Driven by perfection or spoilt for choice, Payne used five different schools for his Barton Academy, in Groton, Fairhaven, Deerfield, Southborough and Gill. While much of the action stays in these closed institutions, there’s also a “field trip” to Boston, which shows much of the city’s charm. We see cultural landmarks including the 1914-built Somerville Theatre, the Orpheum Theatre and Brattle Book Shop, as well as the manicured Boston Common and the heavy building of the city’s 19th-century downtown. For contrast, another Oscar Best Picture contender, American Fiction, offers a 21st-century view of Boston, where the friction between elite tradition and provocative modernity takes on a heightened role.
Past Lives
While Bradley Cooper’s nominated biopic of Leonard Bernstein, Maestro, takes us inside New York landmark Carnegie Hall, for the Big Apple it’s over to this year’s breakout director, Celine Song, and Past Lives.
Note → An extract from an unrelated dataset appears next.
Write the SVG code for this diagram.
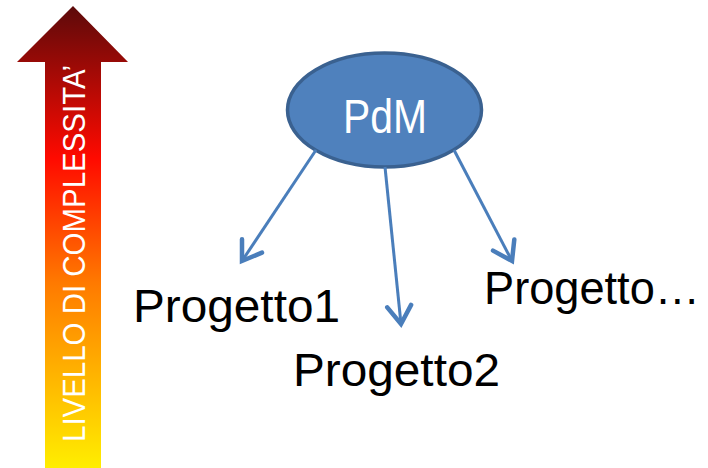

The Korean-Canadian’s debut film follows the reunion of childhood friends from Seoul, Nora (Greta Lee) and Hae Sung (Teo Yoo), with much of the screentime spent in Nora’s adopted home of New York.
Alongside the delicate to and fro of the dialogue is an elevated tourist guide to the city, conducted by one who lives there but still knows a proper tour needs the big hitters to be included. That means that we get the Statue of Liberty and Museum of Modern Art but also some lesser-known attractions. These include Madison Square Park and the hefty stone dais of the Admiral Farragut Monument, drinks at the Holiday Cocktail Lounge on St Mark’s Place (where they claim to have served Al Capone) and literary hangout McNally Jackson Books in Williamsburg. The star, though, is Jane’s Carousel in Brooklyn Bridge Park, the 100-year-old fairground ride installed between the Brooklyn and Manhattan Bridges. Expect to meet a few fellow moviegoers if you include it on your own visit.